How to Improve Periodic Workshops

There is often a disconnect between introducing a new idea, implementing said idea, and sustaining that implementation. We must move beyond periodic workshops to ongoing professional development implemented with support over a period of time.

The Center for Public Education reported that allotting a significant amount of time—perhaps as much as 50 hours—gives teachers the chance to demonstrate mastery of a new instructional strategy. Teachers should be active, not passive, during that time.

Which do you think is more effective: reviewing a PowerPoint and reading examples about the integration of technology into lesson plans or actively building a Webquest with a future lesson in mind, peer reviewing the results, sharing the work with students, and getting back together to reflect on learning outcomes? Ongoing, active, continuous PD wins the day.

How to Improve In-Class Observations

Observation is a fantastic way to learn new things, and teachers don't usually struggle to learn new things! The main struggle lies in implementing new techniques. You can go next door and watch your colleague teach an inspiring lesson using a KWL literacy strategy or simulation activity, but that won't necessarily translate into action.

Again, ongoing support is key. To increase implementation, working with a coach to implement and debrief following the use of a new strategy can make all the difference. A coach can shadow the teacher as they observe another class, model skills, assist with implementation, and provide substantive feedback.

Another key is clearly articulating (and agreeing on) what learning should look like with a new technique or tool before setting faculty loose with it. Having a clear definition and expectations along with a detailed rubric that will be used in observation and evaluation matters immensely.

Teachers also need school leaders to provide them with the most valuable resource--time--to be able to observe their colleagues during the school day. This can be achieved with special schedules, rotating substitutes, and more.

How to Improve Single Session Workshops

Trying to put on a "magic bullet" workshop or seminar can be exhausting and ultimately futile. Single-session workshops are often woefully misaligned to the actual needs of teachers. You know the drill--the entire faculty gathers in a sizable room and receives one large-group PD session. There is usually not enough time for teachers to discuss ideas, nor adequate follow-up to implement and sustain new strategies.

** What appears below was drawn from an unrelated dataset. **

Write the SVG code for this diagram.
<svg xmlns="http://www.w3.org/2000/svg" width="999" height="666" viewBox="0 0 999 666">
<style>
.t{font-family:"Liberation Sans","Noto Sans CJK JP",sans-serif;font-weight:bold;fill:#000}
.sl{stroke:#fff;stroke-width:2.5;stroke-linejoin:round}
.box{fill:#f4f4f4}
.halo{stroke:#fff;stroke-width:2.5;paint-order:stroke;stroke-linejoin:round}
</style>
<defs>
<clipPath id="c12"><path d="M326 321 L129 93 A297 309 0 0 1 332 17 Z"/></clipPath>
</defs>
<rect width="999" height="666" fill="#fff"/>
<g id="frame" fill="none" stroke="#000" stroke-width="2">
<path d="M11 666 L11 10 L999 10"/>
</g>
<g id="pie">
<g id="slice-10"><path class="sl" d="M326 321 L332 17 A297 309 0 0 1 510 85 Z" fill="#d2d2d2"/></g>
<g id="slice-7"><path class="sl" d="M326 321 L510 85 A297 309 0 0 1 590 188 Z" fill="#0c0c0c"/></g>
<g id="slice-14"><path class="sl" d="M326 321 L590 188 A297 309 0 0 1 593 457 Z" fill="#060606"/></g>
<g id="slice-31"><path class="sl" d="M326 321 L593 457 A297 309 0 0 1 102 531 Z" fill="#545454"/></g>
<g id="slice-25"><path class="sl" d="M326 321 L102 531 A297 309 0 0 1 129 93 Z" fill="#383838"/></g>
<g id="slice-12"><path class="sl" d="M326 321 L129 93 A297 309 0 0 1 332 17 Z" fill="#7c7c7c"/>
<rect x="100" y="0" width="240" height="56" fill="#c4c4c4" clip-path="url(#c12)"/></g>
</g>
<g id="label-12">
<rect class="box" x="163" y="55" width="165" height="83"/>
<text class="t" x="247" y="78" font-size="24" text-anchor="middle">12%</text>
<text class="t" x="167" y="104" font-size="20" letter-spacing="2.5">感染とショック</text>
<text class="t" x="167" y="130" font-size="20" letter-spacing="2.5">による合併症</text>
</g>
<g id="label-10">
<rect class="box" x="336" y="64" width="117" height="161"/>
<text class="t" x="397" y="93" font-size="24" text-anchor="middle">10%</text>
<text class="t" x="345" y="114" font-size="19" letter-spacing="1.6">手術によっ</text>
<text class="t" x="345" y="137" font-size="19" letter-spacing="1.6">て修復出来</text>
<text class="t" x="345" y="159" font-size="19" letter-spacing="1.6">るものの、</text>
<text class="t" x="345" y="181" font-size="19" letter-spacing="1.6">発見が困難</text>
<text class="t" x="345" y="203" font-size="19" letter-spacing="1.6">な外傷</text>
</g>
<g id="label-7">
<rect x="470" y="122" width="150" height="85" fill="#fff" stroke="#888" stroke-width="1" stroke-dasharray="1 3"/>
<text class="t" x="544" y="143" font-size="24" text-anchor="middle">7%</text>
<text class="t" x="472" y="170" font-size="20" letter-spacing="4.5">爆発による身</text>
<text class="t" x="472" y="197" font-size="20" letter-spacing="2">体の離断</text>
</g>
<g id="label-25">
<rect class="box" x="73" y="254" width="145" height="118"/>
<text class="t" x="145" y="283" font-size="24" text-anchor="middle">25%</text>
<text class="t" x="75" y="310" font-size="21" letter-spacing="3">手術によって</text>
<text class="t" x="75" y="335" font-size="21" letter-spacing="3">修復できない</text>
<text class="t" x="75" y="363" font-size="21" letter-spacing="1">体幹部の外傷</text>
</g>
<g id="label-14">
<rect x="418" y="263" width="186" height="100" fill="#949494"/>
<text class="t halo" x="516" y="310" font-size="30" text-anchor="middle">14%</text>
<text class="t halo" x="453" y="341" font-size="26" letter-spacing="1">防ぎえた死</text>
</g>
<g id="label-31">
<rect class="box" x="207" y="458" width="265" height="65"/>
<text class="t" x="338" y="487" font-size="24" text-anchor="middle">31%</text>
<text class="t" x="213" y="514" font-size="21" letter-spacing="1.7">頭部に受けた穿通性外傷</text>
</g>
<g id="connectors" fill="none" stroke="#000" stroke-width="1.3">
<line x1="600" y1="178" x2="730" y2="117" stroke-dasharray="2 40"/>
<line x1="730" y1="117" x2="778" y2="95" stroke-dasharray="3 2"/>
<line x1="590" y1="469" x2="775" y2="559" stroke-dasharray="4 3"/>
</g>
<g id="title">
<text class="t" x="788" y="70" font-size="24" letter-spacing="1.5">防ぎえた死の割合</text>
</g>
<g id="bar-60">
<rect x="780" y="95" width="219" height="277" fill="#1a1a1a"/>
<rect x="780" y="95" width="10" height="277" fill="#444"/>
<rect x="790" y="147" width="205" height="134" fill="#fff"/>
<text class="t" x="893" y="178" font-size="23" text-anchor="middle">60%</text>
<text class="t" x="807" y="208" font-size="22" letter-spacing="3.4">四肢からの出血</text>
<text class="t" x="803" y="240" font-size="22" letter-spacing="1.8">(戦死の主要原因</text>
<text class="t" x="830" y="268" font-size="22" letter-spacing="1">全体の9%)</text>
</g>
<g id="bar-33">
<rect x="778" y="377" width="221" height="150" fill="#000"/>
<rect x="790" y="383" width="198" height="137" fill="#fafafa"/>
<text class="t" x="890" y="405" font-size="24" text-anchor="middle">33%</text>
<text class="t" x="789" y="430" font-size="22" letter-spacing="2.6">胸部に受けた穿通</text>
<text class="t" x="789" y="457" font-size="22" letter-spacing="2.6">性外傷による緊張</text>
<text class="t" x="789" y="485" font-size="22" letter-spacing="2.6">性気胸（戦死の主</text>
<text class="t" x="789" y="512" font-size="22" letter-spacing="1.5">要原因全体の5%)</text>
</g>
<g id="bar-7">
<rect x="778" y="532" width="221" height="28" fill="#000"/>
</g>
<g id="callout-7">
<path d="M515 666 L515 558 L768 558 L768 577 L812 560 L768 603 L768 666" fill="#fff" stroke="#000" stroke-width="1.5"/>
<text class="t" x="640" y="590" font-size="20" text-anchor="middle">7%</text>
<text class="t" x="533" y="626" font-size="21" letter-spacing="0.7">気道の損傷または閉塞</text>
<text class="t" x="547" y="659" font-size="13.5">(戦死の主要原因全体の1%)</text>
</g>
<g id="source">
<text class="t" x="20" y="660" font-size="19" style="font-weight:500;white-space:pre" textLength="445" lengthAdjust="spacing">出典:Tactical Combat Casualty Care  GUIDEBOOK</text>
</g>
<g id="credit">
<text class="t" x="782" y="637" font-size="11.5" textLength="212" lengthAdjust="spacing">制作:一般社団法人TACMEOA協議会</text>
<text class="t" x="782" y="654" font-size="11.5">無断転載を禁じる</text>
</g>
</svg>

Why not let teachers take the lead? Through the formation of teacher-led professional learning communities, teachers can create and discuss instructional techniques within an environment characterized by ongoing supportive mentorship and turn the single session workshop into a powerhouse for instructional improvement.

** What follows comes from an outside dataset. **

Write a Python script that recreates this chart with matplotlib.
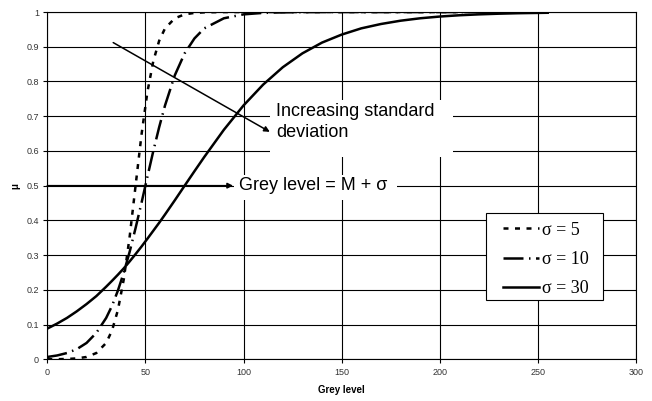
import matplotlib
matplotlib.use('Agg')
import matplotlib.pyplot as plt
from matplotlib.patches import Rectangle

# values
grey = [0, 5, 10, 15, 20, 25, 30, 33, 36, 39, 42, 45, 48, 51, 54, 57, 60, 65, 70, 75,
        80, 90, 100, 110, 120, 130, 140, 150, 160, 170, 180, 190, 200, 210, 220, 230, 240, 255]
mu_s5 = [0.0001, 0.0003, 0.0009, 0.0025, 0.0067, 0.018, 0.047, 0.083, 0.142, 0.231, 0.354,
         0.5, 0.646, 0.769, 0.858, 0.917, 0.953, 0.982, 0.9933, 0.9975, 0.9991, 0.9999,
         1.0, 1.0, 1.0, 1.0, 1.0, 1.0, 1.0, 1.0, 1.0, 1.0, 1.0, 1.0, 1.0, 1.0, 1.0, 1.0]
mu_s10 = [0.0067, 0.011, 0.018, 0.029, 0.047, 0.076, 0.119, 0.154, 0.198, 0.25, 0.31,
          0.378, 0.45, 0.525, 0.599, 0.668, 0.731, 0.818, 0.881, 0.924, 0.953, 0.982,
          0.9933, 0.9975, 0.9991, 0.9997, 0.9999, 1.0, 1.0, 1.0, 1.0, 1.0, 1.0, 1.0, 1.0,
          1.0, 1.0, 1.0]
mu_s30 = [0.0884, 0.1028, 0.119, 0.138, 0.159, 0.182, 0.209, 0.226, 0.2436, 0.262, 0.282,
          0.303, 0.3245, 0.347, 0.37, 0.393, 0.417, 0.458, 0.5, 0.5416, 0.5826, 0.661,
          0.731, 0.791, 0.841, 0.881, 0.912, 0.935, 0.953, 0.9655, 0.975, 0.982, 0.987,
          0.9907, 0.9933, 0.9952, 0.9966, 0.9979]
labels = ['\u03c3 = 5', '\u03c3 = 10', '\u03c3 = 30']
x_ticks = [0, 50, 100, 150, 200, 250, 300]
y_ticks = [0, 0.1, 0.2, 0.3, 0.4, 0.5, 0.6, 0.7, 0.8, 0.9, 1]
y_tick_labels = ['0', '0.1', '0.2', '0.3', '0.4', '0.5', '0.6', '0.7', '0.8', '0.9', '1']

plt.rcParams['font.family'] = ['Liberation Sans', 'DejaVu Sans']

fig = plt.figure(figsize=(6.52, 4.01), dpi=100)
ax = fig.add_axes([0.0725, 0.104, 0.903, 0.866])

lw = 1.8
ax.plot(grey, mu_s5, color='black', lw=lw, dashes=(2.0, 2.6), label=labels[0], zorder=4)
ax.plot(grey, mu_s10, color='black', lw=lw, dashes=(8.0, 2.2, 0.6, 2.2), label=labels[1], zorder=4)
ax.plot(grey, mu_s30, color='black', lw=lw, label=labels[2], zorder=4)

ax.set_xlim(0, 300)
ax.set_ylim(0, 1)
ax.set_xticks(x_ticks)
ax.set_yticks(y_ticks)
ax.set_yticklabels(y_tick_labels)
ax.grid(True, color='black', lw=0.8, zorder=1)
ax.set_axisbelow(True)
for s in ax.spines.values():
    s.set_color('black')
    s.set_linewidth(0.8)
ax.tick_params(labelsize=6.5, length=3, width=0.8, colors='black', labelcolor='#333333', pad=3)

ax.set_xlabel('Grey level', fontsize=7, fontweight='bold', labelpad=6)
ax.set_ylabel('\u03bc', fontsize=7, fontweight='bold', labelpad=4)

# white text boxes hiding the grid
ax.add_patch(Rectangle((113.4, 0.5825), 93.2, 0.1641, facecolor='white', edgecolor='none', zorder=2))
ax.add_patch(Rectangle((95.2, 0.4587), 82.9, 0.072, facecolor='white', edgecolor='none', zorder=2))

ax.text(116.6, 0.738, 'Increasing standard\ndeviation', fontsize=13, va='top', ha='left',
        linespacing=1.3, zorder=5)
ax.text(97.5, 0.5, 'Grey level = M + \u03c3', fontsize=13, va='center', ha='left', zorder=5)

arrow = dict(arrowstyle='-|>', color='black', lw=1.1, mutation_scale=8, shrinkA=0, shrinkB=0)
ax.annotate('', xy=(113.4, 0.655), xytext=(33.6, 0.912), arrowprops=arrow, zorder=5)
ax.annotate('', xy=(94.7, 0.5), xytext=(0, 0.5), arrowprops=arrow, zorder=5)

# legend frame drawn separately so it can be wider than the entries
ax.add_patch(Rectangle((0.746, 0.171), 0.198, 0.249, transform=ax.transAxes,
                       facecolor='white', edgecolor='black', lw=0.8, zorder=5.5))
leg = ax.legend(loc='upper left', bbox_to_anchor=(0.7605, 0.42), frameon=False,
                handlelength=2.0, handletextpad=0.15,
                borderpad=0.45, labelspacing=0.68, borderaxespad=0,
                prop={'family': 'Liberation Serif', 'size': 13})
leg.set_zorder(6)

fig.savefig('out.png', dpi=100)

The Importance of Modeling and the Power of Your LMS

You have the ability to transform the typical PD quagmire. First, remember to look for opportunities to show and involve teachers as new instructional practices are modeled. This will help them translate high-level ideas into classroom practice.

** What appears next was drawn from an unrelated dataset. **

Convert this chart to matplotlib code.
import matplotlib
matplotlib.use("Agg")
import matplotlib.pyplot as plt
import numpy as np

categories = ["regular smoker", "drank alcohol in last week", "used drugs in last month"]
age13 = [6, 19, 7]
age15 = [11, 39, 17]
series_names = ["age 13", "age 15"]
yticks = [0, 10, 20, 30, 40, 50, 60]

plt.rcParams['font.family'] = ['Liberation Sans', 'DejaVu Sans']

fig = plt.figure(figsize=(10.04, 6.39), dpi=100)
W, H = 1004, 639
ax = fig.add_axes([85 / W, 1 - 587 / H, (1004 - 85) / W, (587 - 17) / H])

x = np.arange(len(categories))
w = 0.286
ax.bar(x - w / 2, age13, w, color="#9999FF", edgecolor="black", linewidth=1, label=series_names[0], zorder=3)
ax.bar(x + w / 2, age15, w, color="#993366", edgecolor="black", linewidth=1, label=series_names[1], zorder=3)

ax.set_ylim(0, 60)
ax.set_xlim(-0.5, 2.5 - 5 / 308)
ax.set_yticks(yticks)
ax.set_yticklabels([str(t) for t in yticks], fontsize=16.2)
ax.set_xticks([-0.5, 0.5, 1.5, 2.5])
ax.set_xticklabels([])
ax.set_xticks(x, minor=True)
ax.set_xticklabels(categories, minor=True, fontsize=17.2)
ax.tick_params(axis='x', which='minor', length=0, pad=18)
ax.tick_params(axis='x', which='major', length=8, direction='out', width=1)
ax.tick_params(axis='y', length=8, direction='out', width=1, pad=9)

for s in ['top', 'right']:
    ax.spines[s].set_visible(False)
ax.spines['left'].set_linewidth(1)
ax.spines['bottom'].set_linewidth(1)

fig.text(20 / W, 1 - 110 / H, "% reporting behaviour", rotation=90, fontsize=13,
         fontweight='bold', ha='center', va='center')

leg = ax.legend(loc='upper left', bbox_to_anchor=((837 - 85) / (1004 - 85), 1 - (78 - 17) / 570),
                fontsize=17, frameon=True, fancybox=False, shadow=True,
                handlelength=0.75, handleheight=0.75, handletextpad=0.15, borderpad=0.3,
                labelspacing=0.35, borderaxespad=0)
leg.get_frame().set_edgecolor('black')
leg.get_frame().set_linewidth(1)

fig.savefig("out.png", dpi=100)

Additionally, you likely have one more untapped resource at your disposal. When planning improved PD opportunities, don't forget about your learning management system (LMS). Nearly half of respondents to the Global State of Digital Learning study report that the LMS they use for classroom instruction is not being used for staff professional development. By following the recommendations above and activating the full potential of your LMS, you can immediately impact all types of teacher professional development and make them more meaningful, productive, and sustainable long into the future.